Sanding discs: use a light stroking action to avoid gauges. Once you


Nah, it's really not recommended IME if you care about surface finish.
The ball-joint ones give you some chance of success but the rigid ones
always dig in, in my experience. They have built in positive feedback.
Must admit I gave up using mine years ago - have they changed?


I agree theyre not to be recommended. Some people get the hang of them,
but many dont. What I was thinking is a fair few of your readers have
little in the way of tools or money, and for them a disc sander costs
50p and is sometimes just fine. I did a floor with nowt but a disc
sander, and it was fine. Quick to use (with a very coarse fibre disc),
and no crescents.

Technique is everything, you need to always keep the pressure light
enough to avoid the possibility of digging in, _always_ keep it moving,
lean the drill over slightly so its the side of the disc thats doing
the work, and move it sideways. If you sweep it parallel to the cutting
edge, gouges are guaranteed. If for a moment you allow a bit too much
pressure on it, ditto. The secret is to use a very coarse fibre disc.
IIRC I used 20 or 30 grit. 60 grit paper is a waste of time.


"How do I stop my drill-bit from slipping in the chuck?"
easy, use less pressure.


In general yes, but have you tried drilling out a jammed car steering
lock, in situ? When the twist bit catches on a tumbler the slippage is
nowt to do with pressure


yup.


"Cutting off the last foot of cable and rewiring the drill could save
you the price of a new drill (do unplug it first!)"
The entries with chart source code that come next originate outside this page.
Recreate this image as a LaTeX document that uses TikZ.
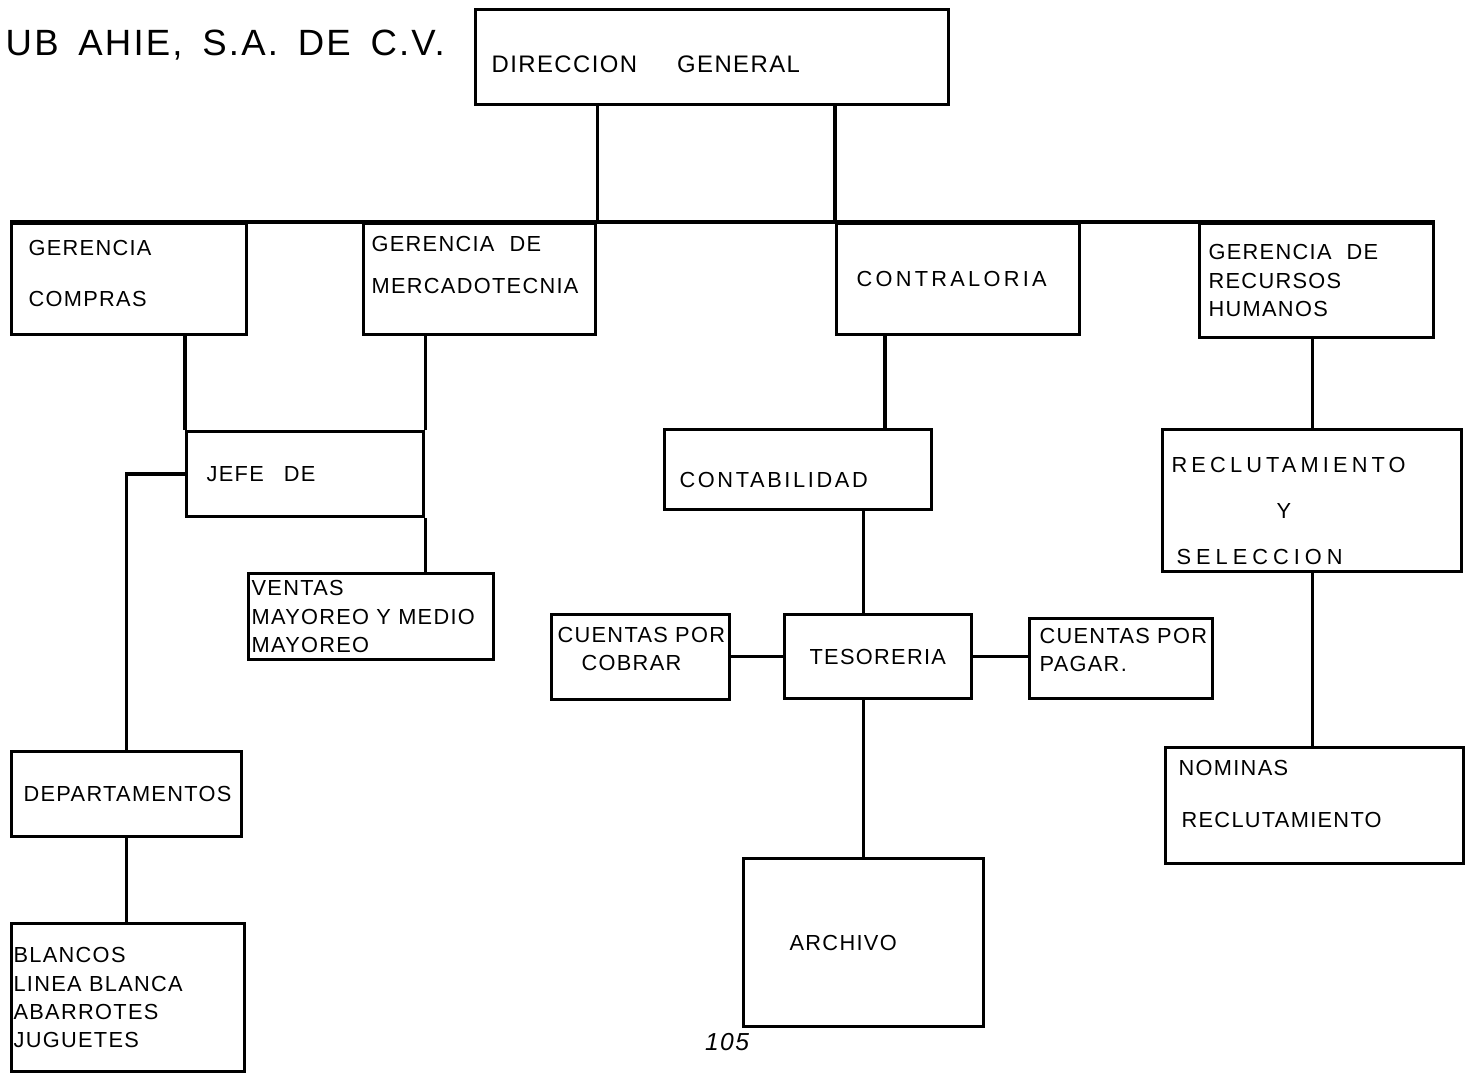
\documentclass[tikz,border=0pt]{standalone}
\usepackage{fontspec}
\newfontfamily\handfont[LetterSpace=6,WordSpace=1.6]{Liberation Sans}
\usetikzlibrary{calc}

\tikzset{
  box/.style={draw, line width=0.9pt, anchor=north west, inner sep=0pt, align=left,
              font=\handfont\fontsize{6.2}{8}\selectfont,
              execute at begin node={\hyphenpenalty=10000\exhyphenpenalty=10000}},
  link/.style={line width=0.9pt}
}

\begin{document}
\begin{tikzpicture}[x=0.1mm, y=-0.1mm]
        \useasboundingbox (0,0) rectangle (1471,1077);
        \node[anchor=west, inner xsep=0pt, font=\handfont\fontsize{10.4}{12}\selectfont] (firma) at (5,45) {UB AHIE, S.A. DE C.V.};
        \node[box, text width=47.3mm, minimum height=9.5mm] (dir) at (474,8) {\hspace*{1.6mm}\fontsize{6.8}{9}\selectfont\rule{0pt}{3.1mm}DIRECCION\hspace{4mm}GENERAL};

        % gerencias
        \node[box, text width=23.5mm, minimum height=11.1mm] (compras) at (10,222) {\hspace*{1.7mm}GERENCIA\\[2.3mm]\hspace*{1.7mm}\rule[-1.2mm]{0pt}{0pt}COMPRAS};
        \node[box, text width=23.2mm, minimum height=11.1mm] (mkt) at (362,222) {\hspace*{0.8mm}GERENCIA\hspace{1.5mm}DE\\[1.4mm]\hspace*{0.8mm}\rule[-2.8mm]{0pt}{0pt}MERCADOTECNIA};
        \node[box, text width=24.3mm, minimum height=11.1mm] (contra) at (835,222) {\hspace*{2mm}\addfontfeature{LetterSpace=15}CONTRALORIA};
        \node[box, text width=23.4mm, minimum height=11.4mm] (rh) at (1198,222) {\hspace*{0.9mm}GERENCIA\hspace{1.5mm}DE\\\hspace*{0.9mm}RECURSOS\\\hspace*{0.9mm}HUMANOS};

        % compras y mercadotecnia
        \node[box, text width=23.7mm, minimum height=8.5mm] (jefe) at (185,430) {\hspace*{2mm}JEFE\hspace{2mm}DE};
        \node[box, text width=24.5mm, minimum height=8.6mm] (ventas) at (247,572) {\hspace*{0.3mm}VENTAS\\\hspace*{0.3mm}MAYOREO Y MEDIO\\\hspace*{0.3mm}MAYOREO};
        \node[box, text width=23mm, minimum height=8.5mm] (dept) at (10,750) {\hspace*{1.2mm}DEPARTAMENTOS};
        \node[box, text width=23.3mm, minimum height=14.8mm] (blancos) at (10,922) {\hspace*{0.2mm}BLANCOS\\\hspace*{0.2mm}LINEA BLANCA\\\hspace*{0.2mm}ABARROTES\\\hspace*{0.2mm}JUGUETES};

        % contraloria
        \node[box, text width=26.7mm, minimum height=8mm] (contab) at (663,428) {\hspace*{1.5mm}\addfontfeature{LetterSpace=12}\rule{0pt}{3.6mm}CONTABILIDAD};
        \node[box, text width=18.7mm, minimum height=8.4mm] (tes) at (783,613) {\hspace*{2.5mm}TESORERIA};
        \node[box, text width=17.8mm, minimum height=8.5mm] (cobrar) at (550,613) {\hspace*{0.6mm}CUENTAS POR\\\hspace*{3mm}\rule[-1.6mm]{0pt}{0pt}COBRAR};
        \node[box, text width=18.3mm, minimum height=8mm] (pagar) at (1028,617) {\hspace*{1mm}CUENTAS POR\\\hspace*{1mm}\rule[-1.8mm]{0pt}{0pt}PAGAR.};
        \node[box, text width=24mm, minimum height=16.8mm] (archivo) at (742,857) {\hspace*{4.6mm}ARCHIVO};

        % recursos humanos
        \node[box, text width=29.9mm, minimum height=14.2mm] (recl) at (1161,428) {\hspace*{0.9mm}\rule{0pt}{3.6mm}{\addfontfeature{LetterSpace=19}RECLUTAMIENTO}\\[1.8mm]\hspace*{11.4mm}Y\\[1.8mm]\hspace*{1.4mm}{\addfontfeature{LetterSpace=23}SELECCION}};
        \node[box, text width=29.8mm, minimum height=11.6mm] (nom) at (1164,746) {\hspace*{1.3mm}NOMINAS\\[2.4mm]\hspace*{1.6mm}\rule[-2.4mm]{0pt}{0pt}RECLUTAMIENTO};

        \node[font=\handfont\itshape\fontsize{7}{8}\selectfont] (pag) at (727,1042) {105};

        % lineas
        \draw[link] (compras.north west) -- (rh.north east);
        \draw[link] (mkt.north east |- dir.south) -- (mkt.north east);
        \draw[link] (contra.north west |- dir.south) -- (contra.north west);
        \draw[link] (jefe.north west |- compras.south) -- (jefe.north west);
        \draw[link] (jefe.north east |- mkt.south) -- (jefe.north east);
        \draw[link] (jefe.south east) -- (jefe.south east |- ventas.north);
        \draw[link] (jefe.west) -| (dept.north);
        \draw[link] (dept.south) -- (dept.south |- blancos.north);
        \draw[link] ($(contra.south west)+(50,0)$) coordinate (c1) -- (c1 |- contab.north);
        \draw[link] (archivo.north |- contab.south) -- (archivo.north |- tes.north);
        \draw[link] (archivo.north |- tes.south) -- (archivo.north);
        \draw[link] (tes.west -| cobrar.east) -- (tes.west);
        \draw[link] (tes.east) -- (tes.east -| pagar.west);
        \draw[link] (recl.north |- rh.south) -- (recl.north);
        \draw[link] (recl.south) -- (recl.south |- nom.north);
\end{tikzpicture}
\end{document}
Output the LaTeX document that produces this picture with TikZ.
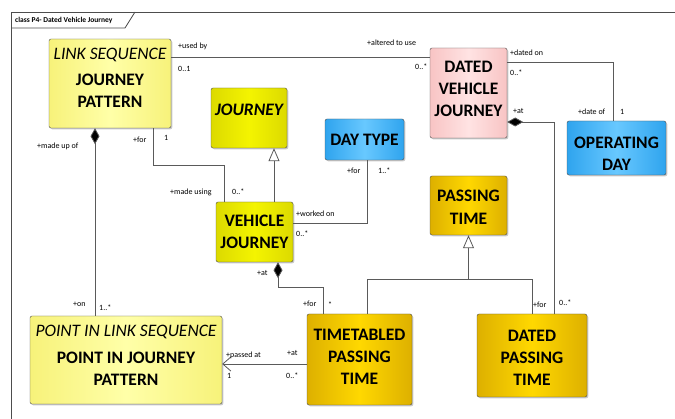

yes, but this tends to happen at both ends. If one end has gone, the
other end will most likely be in an unsafe state, so the same trick
should be done both ends.


ok, but probably obvious to anyone that tries the first end.


not if it then works, it will probably be unsafe. Broken strands can
cause arcing, melting, charring, fire, shorts. One should do both ends
if one's bad.


By the way,
a way to find where a flex conductor is broken is to give the cable a
hefty heave - that can snap it at the weak point.


and snap other strands in various places I'd expect.


I notice you didnt mntion hex shank drills. I use these a lot, theyre a
real time and energy saver because the bits can be swapped over by just
pulling it out and pushing the new one in. A hex adaptor for the drill
is a real time saver.


ok, but so is having several drills on the go. Saves loosing the
drill-bit you just changed for a different size. 3 are good; for pilot,
clearance, and counter-sink.


yes, though
a) I find one drill with hexes a fair bit easier myself.
b) youre writing for readers most of whom have one drill not 3.


The downsides a
- high torque must be avoided, since the bit is liable to come unstuck
from the hex base


Is the hex welded on then? I assumed it was pressed onto the rod.


Mine look like theyre glued in, and a few have come unstuck. Despite
this shortcoming I use them lots, saves much time.